WHAT NEEDS TO BE DONE.
Return only the lines from the top of the data down to the one that holds "import seaborn as sns", both included, without any pictures.

STORED DATA.
————————

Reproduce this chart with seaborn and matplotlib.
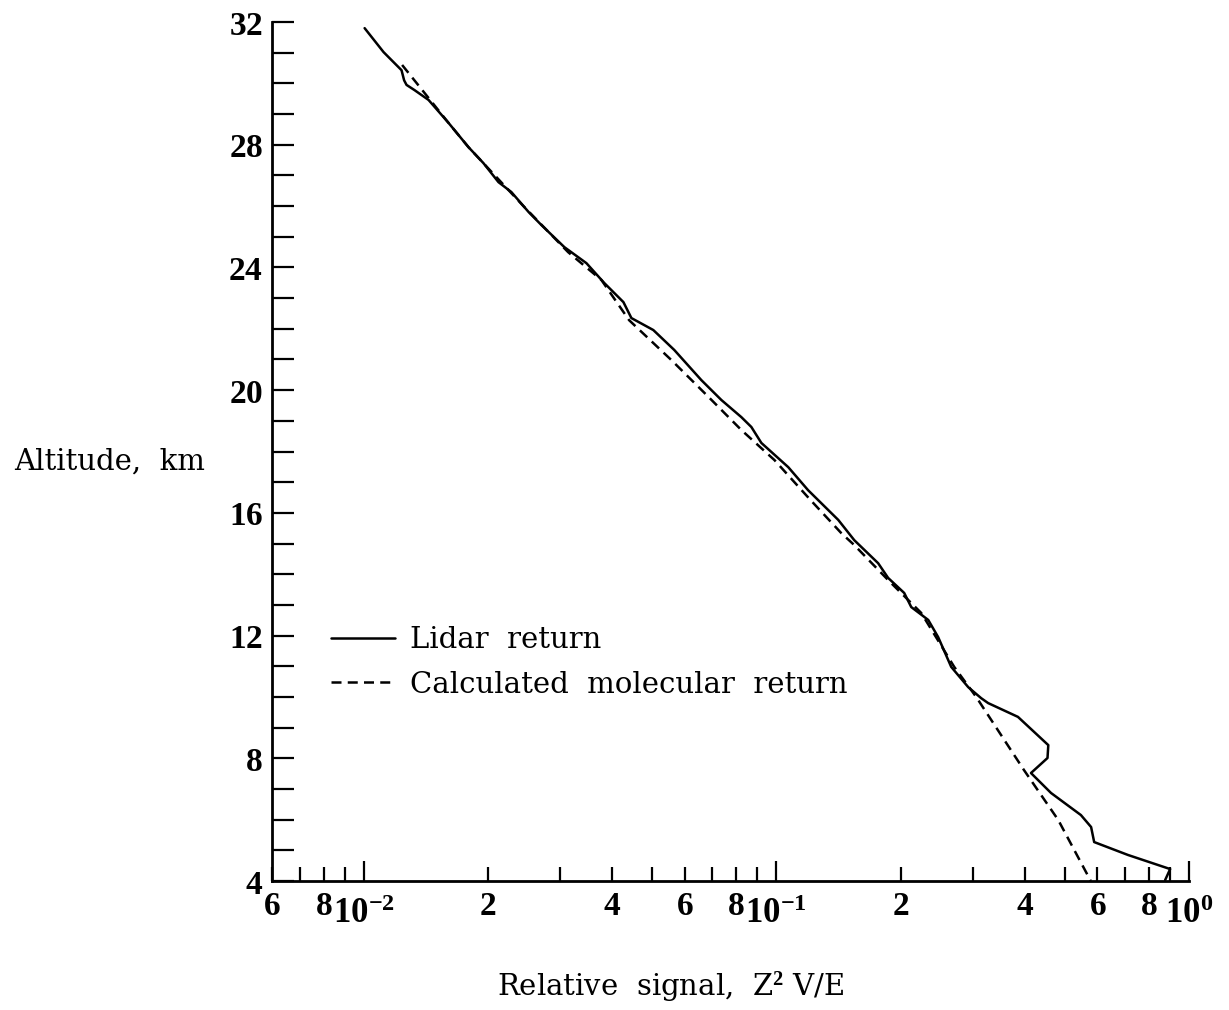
import numpy as np
import pandas as pd
import matplotlib
matplotlib.use("Agg")
import matplotlib.pyplot as plt
from matplotlib.ticker import FixedLocator, LogLocator, MultipleLocator, FuncFormatter
import seaborn as sns

# Lidar backscatter profile (altitude in km, relative signal Z^2 V/E)
lidar_alt = [31.80, 31.02, 30.43, 30.10, 29.95, 29.78, 29.46, 28.71, 27.92, 27.40,
             26.78, 26.46, 25.81, 25.38, 24.66, 24.14, 23.49, 22.87, 22.35, 21.96,
             21.31, 20.33, 19.68, 19.12, 18.80, 18.28, 17.49, 16.74, 15.77, 15.11,
             14.36, 13.88, 13.39, 12.93, 12.51, 11.95, 10.98, 10.32, 9.96, 9.80,
             9.35, 8.43, 8.01, 7.52, 6.87, 6.15, 5.76, 5.27, 4.85, 4.39, 4.03]
lidar_sig = [0.01006, 0.01118, 0.01236, 0.01254, 0.01271, 0.01329, 0.01437, 0.01607, 0.01796, 0.01952,
             0.02123, 0.0228, 0.0251, 0.02698, 0.03067, 0.03467, 0.03832, 0.04262, 0.04456, 0.05035,
             0.0566, 0.0658, 0.0736, 0.0823, 0.0870, 0.0920, 0.1069, 0.1194, 0.1413, 0.1545,
             0.1765, 0.1866, 0.2041, 0.2123, 0.2334, 0.2467, 0.2653, 0.2917, 0.3136, 0.326,
             0.385, 0.456, 0.454, 0.414, 0.463, 0.547, 0.579, 0.589, 0.711, 0.90, 0.875]

# Calculated molecular (Rayleigh) return
model_alt = [30.60, 28.71, 27.92, 26.00, 24.50, 23.59, 22.28, 20.98, 19.78, 18.70,
             17.72, 16.42, 15.34, 14.95, 13.81, 12.74, 10.98, 10.00, 7.62, 5.99, 4.00]
model_sig = [0.0124, 0.01607, 0.01796, 0.0244, 0.0313, 0.0377, 0.0440, 0.0557, 0.0685, 0.0823,
             0.0990, 0.1210, 0.1437, 0.1545, 0.1866, 0.2244, 0.2698, 0.305, 0.398, 0.482, 0.578]

series_names = ["Lidar  return", "Calculated  molecular  return"]

y_major = [4, 8, 12, 16, 20, 24, 28, 32]

df = pd.concat([
    pd.DataFrame({"altitude": lidar_alt, "signal": lidar_sig, "series": series_names[0]}),
    pd.DataFrame({"altitude": model_alt, "signal": model_sig, "series": series_names[1]}),
], ignore_index=True)

sns.set_style("ticks")
plt.rcParams.update({
    "font.family": ["DejaVu Serif"],
    "mathtext.fontset": "custom",
    "mathtext.rm": "Liberation Serif",
    "mathtext.bf": "Liberation Serif:bold",
    "mathtext.it": "Liberation Serif:italic",
    "lines.linewidth": 1.8,
    "axes.linewidth": 2.0,
    "axes.edgecolor": "black",
    "axes.labelcolor": "black",
    "text.color": "black",
    "xtick.color": "black",
    "ytick.color": "black",
    "xtick.direction": "in",
    "ytick.direction": "in",
})

fig, ax = plt.subplots(figsize=(12.29, 10.10), dpi=100)
fig.subplots_adjust(left=0.2213, right=0.9675, bottom=0.1277, top=0.9782)
ax.set_xscale("log")

sns.lineplot(data=df, x="signal", y="altitude", hue="series", style="series",
             palette={n: "black" for n in series_names},
             dashes={series_names[0]: "", series_names[1]: (4, 2.5)},
             sort=False, estimator=None, linewidth=1.8, ax=ax)

ax.set_xlim(0.006, 1.0)
ax.set_ylim(4, 32)
sns.despine(ax=ax)

# x axis: decade ticks long, intermediate ticks short, labels at 2/4/6/8
ax.xaxis.set_major_locator(FixedLocator([0.01, 0.1, 1.0]))
ax.xaxis.set_minor_locator(LogLocator(base=10, subs=np.arange(2, 10), numticks=20))


def decade_label(v, pos):
    return r"$\mathbf{10^{%d}}$" % int(round(np.log10(v)))


def mantissa_label(v, pos):
    m = v / 10 ** np.floor(np.log10(v) + 1e-9)
    m = int(round(m))
    return r"$\mathbf{%d}$" % m if m in (2, 4, 6, 8) else ""


ax.xaxis.set_major_formatter(FuncFormatter(decade_label))
ax.xaxis.set_minor_formatter(FuncFormatter(mantissa_label))

ax.yaxis.set_major_locator(FixedLocator(y_major))
ax.yaxis.set_minor_locator(MultipleLocator(1))
ax.yaxis.set_major_formatter(FuncFormatter(lambda v, p: r"$\mathbf{%d}$" % int(v)))

ax.tick_params(axis="x", which="major", length=14.5, width=1.6, labelsize=25, pad=11)
ax.tick_params(axis="x", which="minor", length=10, width=1.6, labelsize=24, pad=6.5)
ax.tick_params(axis="y", which="both", length=16, width=1.6, labelsize=24, pad=6.5)

ax.set_ylabel("Altitude,  km", rotation=0, ha="center", va="center", fontsize=21)
ax.yaxis.set_label_coords(-0.1767, 0.488)
ax.set_xlabel(r"Relative  signal,  Z$^{\mathbf{2}}$ V/E", fontsize=21, va="center")
ax.xaxis.set_label_coords(0.435, -0.1246)

sns.move_legend(ax, "center left", bbox_to_anchor=(0.0643, 0.2544), title=None,
                frameon=False, fontsize=21, handlelength=2.2, handletextpad=0.5,
                labelspacing=0.55, borderpad=0, borderaxespad=0)

fig.savefig("out.png", dpi=100)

————————

WRITTEN SOLUTION.
Reproduce this chart with seaborn and matplotlib.
import numpy as np
import pandas as pd
import matplotlib
matplotlib.use("Agg")
import matplotlib.pyplot as plt
from matplotlib.ticker import FixedLocator, LogLocator, MultipleLocator, FuncFormatter
import seaborn as sns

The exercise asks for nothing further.